Le chef de l’État détaille aussi la méthode de travail du gouvernement. "Les ministres, sous l’autorité de la Première ministre", vont sur chacun de ces grands secteurs expliquer "où on en est et faire réfléchir toutes les parties prenantes" sur la manière d’atteindre l’objectif 2030. "Sur la base de cette concertation, les ministres vont faire remonter des propositions dans les prochaines semaines autour de la Première ministre qui va prendre des premières décisions". Un deuxième conseil de planification écologique est ainsi annoncé pour le mois de mars. L’objectif étant que la planification "puisse être finalisée en mai-juin". Puis "des textes de loi seront pris [notamment la loi de programmation énergie-climat attendue pour l’été] sur la base de ce travail très partenarial", tenu "dans le cadre de notre Conseil national de la refondation". "Tout ça, on va le faire avec les parties prenantes, qui sont les acteurs de ces secteurs, et les territoires, nos élus de terrain, nos maires, nos départements, nos régions, nos intercommunalités qui sont aussi de grands acteurs et qui vont être des partenaires de cette transition sur beaucoup de ces sujets", a-t-il souligné. "Pour faire nos 140 millions de tonnes de gaz à effet de serre en moins d'ici à 2030, on aura notre stratégie nationale par secteur et ensuite on la déclinera par territoire", a-t-il résumé.
"On rentre dans le dur"
"Je ne vous cache pas qu'il y a beaucoup, beaucoup, beaucoup, de travail", a conclu Emmanuel Macron. "On rentre dans le dur. (...) Il faudra de l'argent public mais il faut aussi de l'argent privé". Dans le Journal du Dimanche, le ministre de l'Économie, Bruno Le Maire, chiffre à "60 à 70 milliards d'euros supplémentaires par an" le coût de l'effort nécessaire pour réussir la transition énergétique.
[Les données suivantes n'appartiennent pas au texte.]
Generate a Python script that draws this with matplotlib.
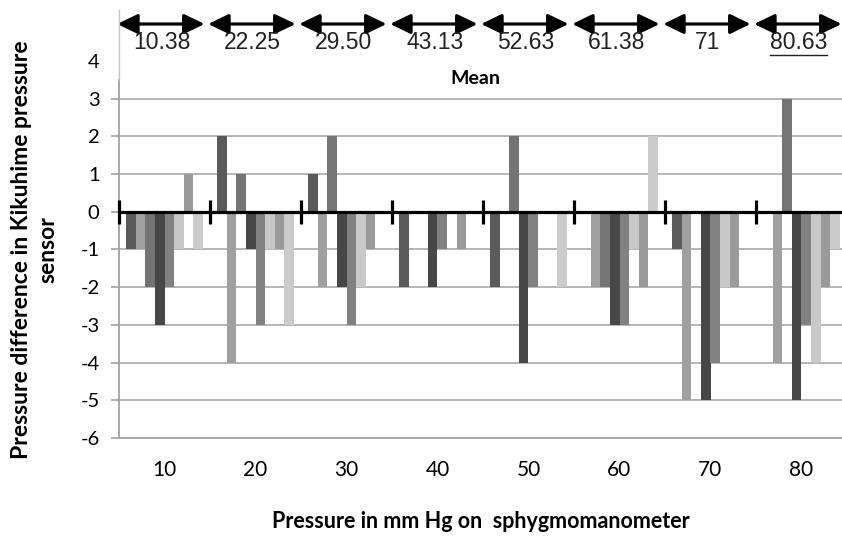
import numpy as np
import matplotlib
matplotlib.use("Agg")
import matplotlib.pyplot as plt
from matplotlib.lines import Line2D

# pressure steps on the sphygmomanometer (x categories)
pressure = ["10", "20", "30", "40", "50", "60", "70", "80"]
# mean readings written above each group
mean_labels = ["10.38", "22.25", "29.50", "43.13", "52.63", "61.38", "71", "80.63"]

# pressure difference per subject, one list per bar position in a group
s1 = [-1, 2, 1, -2, -2, 0, -1, 0]
s2 = [-1, -4, -2, 0, 0, -2, -5, -4]
s3 = [-2, 1, 2, 0, 2, -2, 0, 3]
s4 = [-3, -1, -2, -2, -4, -3, -5, -5]
s5 = [-2, -3, -3, -1, -2, -3, -4, -3]
s6 = [-1, -1, -2, 0, 0, -1, -2, -4]
s7 = [1, -1, -1, -1, 0, -2, -2, -2]
s8 = [-1, -3, 0, 0, -2, 2, 0, -1]
series = [s1, s2, s3, s4, s5, s6, s7, s8]
colors = ["#5a5a5a", "#a0a0a0", "#747474", "#474747",
          "#818181", "#c8c8c8", "#9a9a9a", "#cbcbcb"]

plt.rcParams['font.family'] = ['Lato', 'DejaVu Sans']
plt.rcParams['axes.unicode_minus'] = False

W, H = 842, 536
fig = plt.figure(figsize=(W / 100, H / 100), dpi=100)
ax = fig.add_axes([119 / W, 98 / H, 728 / W, 377 / H])

x = np.arange(len(pressure))
n = len(series)
w = 1 / (n + 1.5)
for j in range(n):
    ax.bar(x + (j - (n - 1) / 2) * w, series[j], w, color=colors[j], zorder=2)

ax.set_xlim(-0.5, len(pressure) - 0.5)
ax.set_ylim(-6, 4)
ax.set_yticks(range(-6, 5))
ax.set_xticks(x)
ax.set_xticklabels(pressure)
ax.tick_params(axis='x', length=0, pad=16, labelsize=15)
ax.tick_params(axis='y', length=6, width=1.2, color='#a0a0a0', labelsize=14.5, pad=8)
ax.yaxis.grid(True, color='#b0b0b0', lw=1.3)
ax.set_axisbelow(True)
ax.get_ygridlines()[-1].set_visible(False)
ax.get_ygridlines()[0].set_visible(False)
ax.yaxis.get_major_ticks()[-1].tick1line.set_visible(False)
for s in ['top', 'right']:
    ax.spines[s].set_visible(False)
for s in ['left', 'bottom']:
    ax.spines[s].set_color('#a0a0a0')
    ax.spines[s].set_linewidth(1.3)
ax.spines['left'].set_bounds(-6, 3.5)

# black zero line with group separators
ax.axhline(0, color='black', lw=2.3, zorder=3)
bounds = np.arange(-0.5, len(pressure) + 0.5, 1)
ax.vlines(bounds, -0.32, 0.32, color='black', lw=2.3, zorder=4, clip_on=False)

# light line continuing the axis up to the top
fig.add_artist(Line2D([119 / W, 119 / W], [1 - 80 / H, 1 - 10 / H], color='#c4c4c4', lw=1))

# mean arrows and labels on top
tr = ax.get_xaxis_transform()
texts = []
for i, lab in enumerate(mean_labels):
    ax.annotate('', xy=(i + 0.44, 414 / 377), xytext=(i - 0.52, 414 / 377), xycoords=tr,
                textcoords=tr,
                arrowprops=dict(arrowstyle='<|-|>,head_length=0.62,head_width=0.3',
                                mutation_scale=20, lw=2.3, color='black',
                                shrinkA=0, shrinkB=0))
    t = ax.text(i - 0.03, 396 / 377, lab, transform=tr, ha='center', va='center',
                fontsize=16.5, family='Liberation Sans', color='#222222')
    texts.append(t)

# the last mean value is underlined in the original
fig.canvas.draw()
bb = texts[-1].get_window_extent().transformed(fig.transFigure.inverted())
fig.add_artist(Line2D([bb.x0, bb.x1], [bb.y0 - 1 / H, bb.y0 - 1 / H], color='#222222', lw=1))

fig.text(475 / W, 1 - 78 / H, 'Mean', ha='center', va='center', fontsize=14,
         fontweight='bold')

fig.text(35 / W, 1 - 250 / H, 'Pressure difference in Kikuhime pressure\nsensor',
         rotation=90, ha='center', va='center', multialignment='center',
         fontsize=16.5, fontweight='bold', linespacing=1.3)
fig.text(481 / W, 1 - 522 / H, 'Pressure in mm Hg on  sphygmomanometer',
         ha='center', va='center', fontsize=15.5, fontweight='bold')

fig.savefig('out.png', dpi=100)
Dans sa vidéo, le chef de l’État ajoute qu’il ne "faut pas faire que du financement. Ça peut aussi être de la réglementation, des mécanismes d’accompagnement", qu’il s’agisse d’accompagner les secteurs dans le changement ou d’accompagnement "social". Par ailleurs, le président estime que le pays réussira aussi la transition à venir "peut-être avec des innovations de rupture, des nouvelles techniques".